:: SOURCE EXCERPT ::
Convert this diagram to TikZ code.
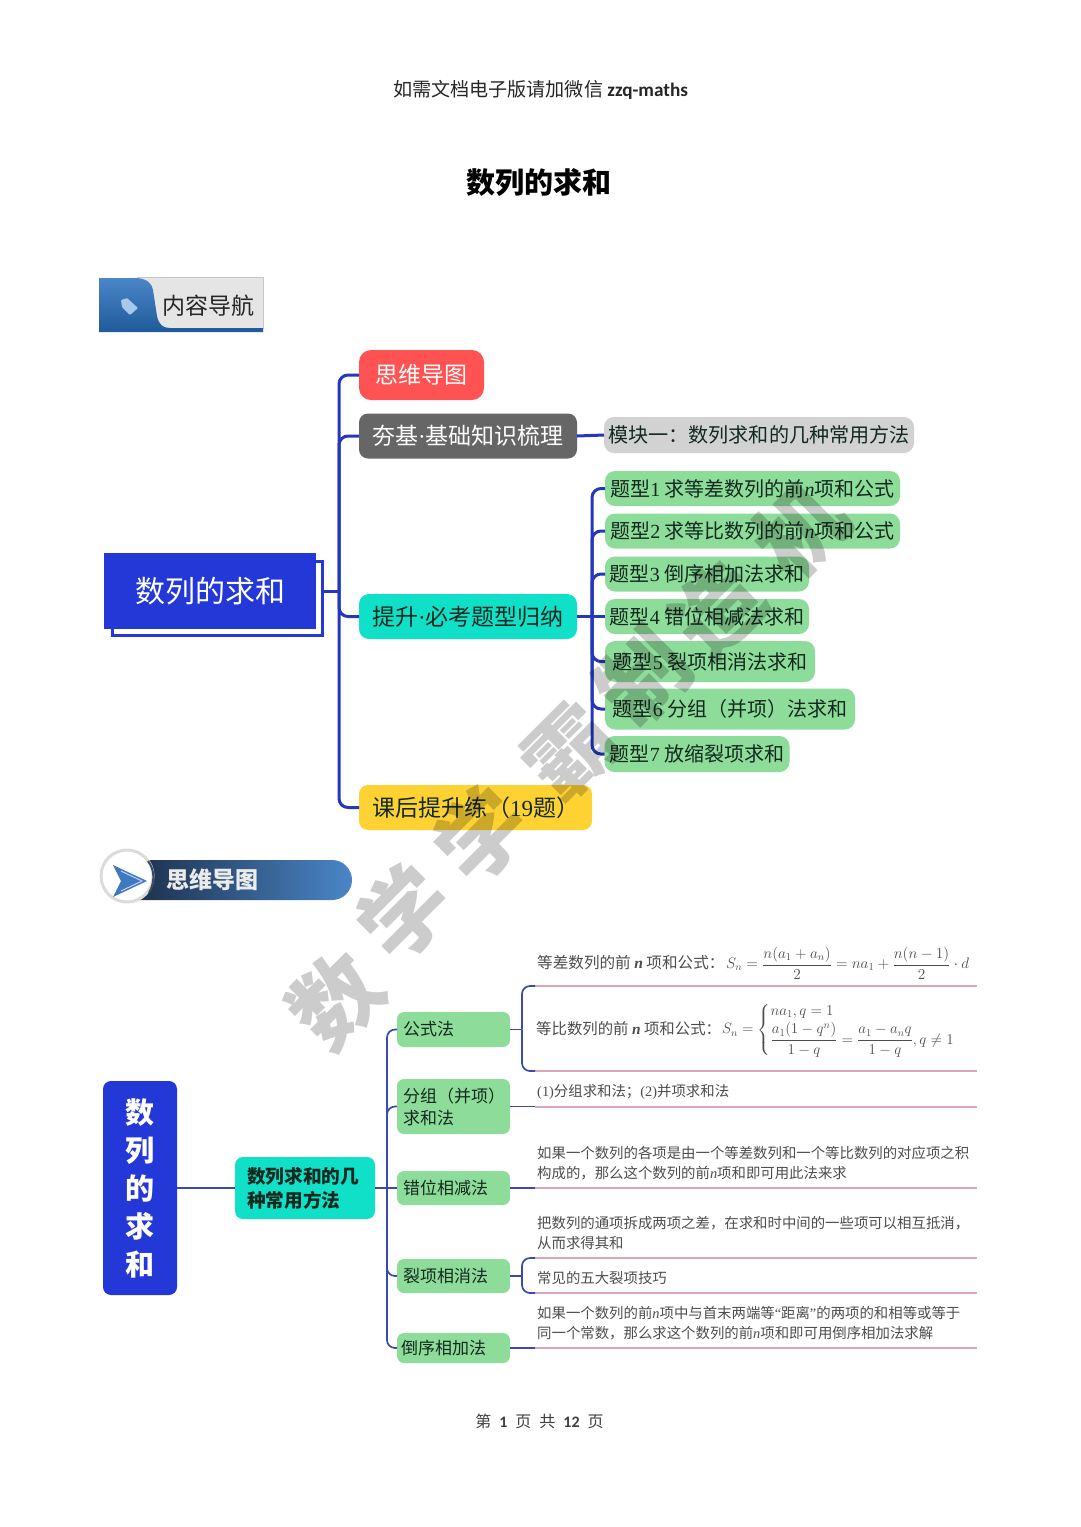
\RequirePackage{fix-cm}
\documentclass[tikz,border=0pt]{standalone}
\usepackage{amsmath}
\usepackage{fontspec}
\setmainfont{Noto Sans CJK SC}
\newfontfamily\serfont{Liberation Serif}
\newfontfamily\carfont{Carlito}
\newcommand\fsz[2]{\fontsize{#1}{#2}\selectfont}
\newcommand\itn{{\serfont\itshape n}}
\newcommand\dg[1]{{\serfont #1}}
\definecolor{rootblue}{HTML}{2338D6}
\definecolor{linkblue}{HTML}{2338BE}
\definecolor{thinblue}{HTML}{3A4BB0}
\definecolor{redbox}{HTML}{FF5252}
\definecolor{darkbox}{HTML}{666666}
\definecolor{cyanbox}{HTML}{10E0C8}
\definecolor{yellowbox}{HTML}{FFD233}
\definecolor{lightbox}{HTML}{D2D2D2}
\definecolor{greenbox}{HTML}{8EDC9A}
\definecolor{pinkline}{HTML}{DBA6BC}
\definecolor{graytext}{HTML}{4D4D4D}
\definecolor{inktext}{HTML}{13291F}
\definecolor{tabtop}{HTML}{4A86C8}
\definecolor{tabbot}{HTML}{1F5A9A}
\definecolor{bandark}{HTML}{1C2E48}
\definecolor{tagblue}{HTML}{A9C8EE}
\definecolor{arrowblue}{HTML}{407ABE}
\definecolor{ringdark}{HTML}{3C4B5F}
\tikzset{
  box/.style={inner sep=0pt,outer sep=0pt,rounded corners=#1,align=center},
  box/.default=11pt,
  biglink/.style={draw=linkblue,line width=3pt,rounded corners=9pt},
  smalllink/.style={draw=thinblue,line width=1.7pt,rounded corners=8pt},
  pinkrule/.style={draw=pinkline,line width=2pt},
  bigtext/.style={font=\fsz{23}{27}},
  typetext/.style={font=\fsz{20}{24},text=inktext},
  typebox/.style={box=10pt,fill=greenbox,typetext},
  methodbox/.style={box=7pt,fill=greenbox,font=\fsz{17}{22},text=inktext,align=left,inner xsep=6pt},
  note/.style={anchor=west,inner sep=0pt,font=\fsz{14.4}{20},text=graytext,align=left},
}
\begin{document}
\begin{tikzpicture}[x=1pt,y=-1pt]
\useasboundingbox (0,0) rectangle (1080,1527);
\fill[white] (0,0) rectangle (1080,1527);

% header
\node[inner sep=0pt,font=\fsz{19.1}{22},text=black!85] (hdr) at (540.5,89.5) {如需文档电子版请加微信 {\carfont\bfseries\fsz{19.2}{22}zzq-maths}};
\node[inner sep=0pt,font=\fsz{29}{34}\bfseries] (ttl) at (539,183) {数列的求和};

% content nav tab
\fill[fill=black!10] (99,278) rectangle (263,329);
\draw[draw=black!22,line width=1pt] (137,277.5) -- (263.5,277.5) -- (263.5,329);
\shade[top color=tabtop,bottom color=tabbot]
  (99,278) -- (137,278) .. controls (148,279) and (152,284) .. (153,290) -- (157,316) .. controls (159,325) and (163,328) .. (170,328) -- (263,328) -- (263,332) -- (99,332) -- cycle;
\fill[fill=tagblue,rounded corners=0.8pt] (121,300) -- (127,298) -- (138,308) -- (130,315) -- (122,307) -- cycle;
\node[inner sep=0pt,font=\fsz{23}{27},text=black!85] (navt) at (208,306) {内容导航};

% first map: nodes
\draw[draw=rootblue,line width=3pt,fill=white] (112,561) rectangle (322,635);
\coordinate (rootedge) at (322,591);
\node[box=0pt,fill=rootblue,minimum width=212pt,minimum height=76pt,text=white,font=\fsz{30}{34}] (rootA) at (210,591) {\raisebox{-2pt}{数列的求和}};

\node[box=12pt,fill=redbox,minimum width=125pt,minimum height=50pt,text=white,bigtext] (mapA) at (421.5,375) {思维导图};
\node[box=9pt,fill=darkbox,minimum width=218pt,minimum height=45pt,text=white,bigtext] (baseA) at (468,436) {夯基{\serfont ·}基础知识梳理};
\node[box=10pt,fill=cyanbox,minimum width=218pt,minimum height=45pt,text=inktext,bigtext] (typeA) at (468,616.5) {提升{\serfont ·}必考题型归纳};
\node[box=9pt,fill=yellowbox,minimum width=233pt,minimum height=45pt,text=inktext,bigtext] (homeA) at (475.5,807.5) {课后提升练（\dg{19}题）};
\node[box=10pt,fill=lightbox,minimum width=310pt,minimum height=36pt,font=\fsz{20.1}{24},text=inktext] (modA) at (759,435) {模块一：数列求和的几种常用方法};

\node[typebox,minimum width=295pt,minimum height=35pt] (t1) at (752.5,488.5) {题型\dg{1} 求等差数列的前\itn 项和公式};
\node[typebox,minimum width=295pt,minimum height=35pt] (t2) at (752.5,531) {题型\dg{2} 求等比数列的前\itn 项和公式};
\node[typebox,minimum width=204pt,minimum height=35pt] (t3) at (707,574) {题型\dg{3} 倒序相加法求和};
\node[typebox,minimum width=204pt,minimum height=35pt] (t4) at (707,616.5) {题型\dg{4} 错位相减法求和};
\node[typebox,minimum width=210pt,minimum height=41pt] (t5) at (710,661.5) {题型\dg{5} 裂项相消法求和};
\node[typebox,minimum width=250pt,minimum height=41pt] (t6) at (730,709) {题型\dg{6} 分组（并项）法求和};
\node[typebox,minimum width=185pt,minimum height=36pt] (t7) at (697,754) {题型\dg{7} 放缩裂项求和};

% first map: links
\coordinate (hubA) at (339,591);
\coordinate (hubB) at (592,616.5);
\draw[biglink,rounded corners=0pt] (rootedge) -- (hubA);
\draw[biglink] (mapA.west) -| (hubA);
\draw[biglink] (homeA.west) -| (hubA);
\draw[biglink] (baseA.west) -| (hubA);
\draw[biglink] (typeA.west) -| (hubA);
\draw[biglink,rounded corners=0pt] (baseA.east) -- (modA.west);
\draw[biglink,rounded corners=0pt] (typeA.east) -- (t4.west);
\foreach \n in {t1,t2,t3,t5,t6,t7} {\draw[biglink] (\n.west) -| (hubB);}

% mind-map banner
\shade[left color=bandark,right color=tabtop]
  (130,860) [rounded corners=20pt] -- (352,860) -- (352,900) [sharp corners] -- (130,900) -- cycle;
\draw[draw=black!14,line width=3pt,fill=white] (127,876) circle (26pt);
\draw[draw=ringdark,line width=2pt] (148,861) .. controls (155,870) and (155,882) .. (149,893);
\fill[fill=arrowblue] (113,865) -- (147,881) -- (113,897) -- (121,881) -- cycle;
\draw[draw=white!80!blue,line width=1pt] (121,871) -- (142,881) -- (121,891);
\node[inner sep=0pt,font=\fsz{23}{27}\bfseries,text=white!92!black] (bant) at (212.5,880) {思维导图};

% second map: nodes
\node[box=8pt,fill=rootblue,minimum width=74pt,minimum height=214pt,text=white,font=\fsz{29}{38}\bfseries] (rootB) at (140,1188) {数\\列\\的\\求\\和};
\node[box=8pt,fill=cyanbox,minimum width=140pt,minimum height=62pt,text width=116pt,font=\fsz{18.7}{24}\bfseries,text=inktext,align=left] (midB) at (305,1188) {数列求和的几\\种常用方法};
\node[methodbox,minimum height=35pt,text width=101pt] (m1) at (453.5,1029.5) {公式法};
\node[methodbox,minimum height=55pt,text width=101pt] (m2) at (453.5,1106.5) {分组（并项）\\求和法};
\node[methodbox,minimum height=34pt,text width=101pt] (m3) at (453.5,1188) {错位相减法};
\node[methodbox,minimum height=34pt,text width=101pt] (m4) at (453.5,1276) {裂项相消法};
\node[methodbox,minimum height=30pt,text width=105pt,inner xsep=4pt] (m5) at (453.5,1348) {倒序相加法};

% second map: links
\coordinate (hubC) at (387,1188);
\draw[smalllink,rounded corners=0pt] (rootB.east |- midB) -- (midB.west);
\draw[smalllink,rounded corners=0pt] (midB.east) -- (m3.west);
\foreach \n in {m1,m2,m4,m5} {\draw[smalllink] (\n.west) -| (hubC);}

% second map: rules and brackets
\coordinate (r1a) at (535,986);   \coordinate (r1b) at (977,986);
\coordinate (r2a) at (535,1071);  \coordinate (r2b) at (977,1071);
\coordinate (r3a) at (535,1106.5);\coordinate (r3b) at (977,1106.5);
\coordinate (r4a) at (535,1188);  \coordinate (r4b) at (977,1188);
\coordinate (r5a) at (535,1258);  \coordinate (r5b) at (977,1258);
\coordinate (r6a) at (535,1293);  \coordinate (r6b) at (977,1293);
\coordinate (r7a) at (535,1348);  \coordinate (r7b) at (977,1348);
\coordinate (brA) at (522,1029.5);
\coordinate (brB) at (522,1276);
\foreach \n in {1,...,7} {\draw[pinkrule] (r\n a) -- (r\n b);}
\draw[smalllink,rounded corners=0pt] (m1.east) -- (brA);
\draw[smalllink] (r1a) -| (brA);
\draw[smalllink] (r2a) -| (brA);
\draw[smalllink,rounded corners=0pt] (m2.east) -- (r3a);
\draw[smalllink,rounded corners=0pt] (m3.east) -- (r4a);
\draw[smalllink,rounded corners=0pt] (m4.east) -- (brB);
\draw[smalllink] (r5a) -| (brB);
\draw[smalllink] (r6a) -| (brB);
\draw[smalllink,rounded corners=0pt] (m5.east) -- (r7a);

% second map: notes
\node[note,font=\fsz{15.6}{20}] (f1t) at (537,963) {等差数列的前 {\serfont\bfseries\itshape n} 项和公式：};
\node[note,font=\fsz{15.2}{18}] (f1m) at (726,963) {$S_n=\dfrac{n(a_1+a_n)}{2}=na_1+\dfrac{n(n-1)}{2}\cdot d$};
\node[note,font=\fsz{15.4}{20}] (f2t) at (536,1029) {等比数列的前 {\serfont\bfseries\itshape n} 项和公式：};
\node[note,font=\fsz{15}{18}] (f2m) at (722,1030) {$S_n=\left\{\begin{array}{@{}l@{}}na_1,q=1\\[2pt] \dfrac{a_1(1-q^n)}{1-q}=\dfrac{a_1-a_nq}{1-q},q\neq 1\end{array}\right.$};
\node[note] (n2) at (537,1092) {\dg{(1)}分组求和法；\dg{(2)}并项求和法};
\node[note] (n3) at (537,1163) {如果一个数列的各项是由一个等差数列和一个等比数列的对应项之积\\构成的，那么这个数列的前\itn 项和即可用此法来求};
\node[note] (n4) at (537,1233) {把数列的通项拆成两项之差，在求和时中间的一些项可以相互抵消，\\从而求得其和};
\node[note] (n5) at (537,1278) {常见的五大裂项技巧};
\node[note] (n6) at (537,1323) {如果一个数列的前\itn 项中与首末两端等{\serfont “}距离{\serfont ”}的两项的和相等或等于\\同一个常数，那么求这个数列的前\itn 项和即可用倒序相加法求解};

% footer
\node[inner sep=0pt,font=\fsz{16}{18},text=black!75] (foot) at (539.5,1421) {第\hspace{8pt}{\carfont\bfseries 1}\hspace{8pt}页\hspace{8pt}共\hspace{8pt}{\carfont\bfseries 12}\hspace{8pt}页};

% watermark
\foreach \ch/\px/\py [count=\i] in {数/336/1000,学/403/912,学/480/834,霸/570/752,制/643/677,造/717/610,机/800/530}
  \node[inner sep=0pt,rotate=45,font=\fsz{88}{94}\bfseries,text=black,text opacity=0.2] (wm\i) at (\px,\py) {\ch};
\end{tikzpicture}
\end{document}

:: WRITTEN PROBLEM ::
Write out an exact copy of the listing, first line through the line containing "(ttl) at (539,183)", with the pictures left out.

:: WRITTEN SOLUTION ::
Convert this diagram to TikZ code.
\RequirePackage{fix-cm}
\documentclass[tikz,border=0pt]{standalone}
\usepackage{amsmath}
\usepackage{fontspec}
\setmainfont{Noto Sans CJK SC}
\newfontfamily\serfont{Liberation Serif}
\newfontfamily\carfont{Carlito}
\newcommand\fsz[2]{\fontsize{#1}{#2}\selectfont}
\newcommand\itn{{\serfont\itshape n}}
\newcommand\dg[1]{{\serfont #1}}
\definecolor{rootblue}{HTML}{2338D6}
\definecolor{linkblue}{HTML}{2338BE}
\definecolor{thinblue}{HTML}{3A4BB0}
\definecolor{redbox}{HTML}{FF5252}
\definecolor{darkbox}{HTML}{666666}
\definecolor{cyanbox}{HTML}{10E0C8}
\definecolor{yellowbox}{HTML}{FFD233}
\definecolor{lightbox}{HTML}{D2D2D2}
\definecolor{greenbox}{HTML}{8EDC9A}
\definecolor{pinkline}{HTML}{DBA6BC}
\definecolor{graytext}{HTML}{4D4D4D}
\definecolor{inktext}{HTML}{13291F}
\definecolor{tabtop}{HTML}{4A86C8}
\definecolor{tabbot}{HTML}{1F5A9A}
\definecolor{bandark}{HTML}{1C2E48}
\definecolor{tagblue}{HTML}{A9C8EE}
\definecolor{arrowblue}{HTML}{407ABE}
\definecolor{ringdark}{HTML}{3C4B5F}
\tikzset{
  box/.style={inner sep=0pt,outer sep=0pt,rounded corners=#1,align=center},
  box/.default=11pt,
  biglink/.style={draw=linkblue,line width=3pt,rounded corners=9pt},
  smalllink/.style={draw=thinblue,line width=1.7pt,rounded corners=8pt},
  pinkrule/.style={draw=pinkline,line width=2pt},
  bigtext/.style={font=\fsz{23}{27}},
  typetext/.style={font=\fsz{20}{24},text=inktext},
  typebox/.style={box=10pt,fill=greenbox,typetext},
  methodbox/.style={box=7pt,fill=greenbox,font=\fsz{17}{22},text=inktext,align=left,inner xsep=6pt},
  note/.style={anchor=west,inner sep=0pt,font=\fsz{14.4}{20},text=graytext,align=left},
}
\begin{document}
\begin{tikzpicture}[x=1pt,y=-1pt]
\useasboundingbox (0,0) rectangle (1080,1527);
\fill[white] (0,0) rectangle (1080,1527);

% header
\node[inner sep=0pt,font=\fsz{19.1}{22},text=black!85] (hdr) at (540.5,89.5) {如需文档电子版请加微信 {\carfont\bfseries\fsz{19.2}{22}zzq-maths}};
\node[inner sep=0pt,font=\fsz{29}{34}\bfseries] (ttl) at (539,183) {数列的求和};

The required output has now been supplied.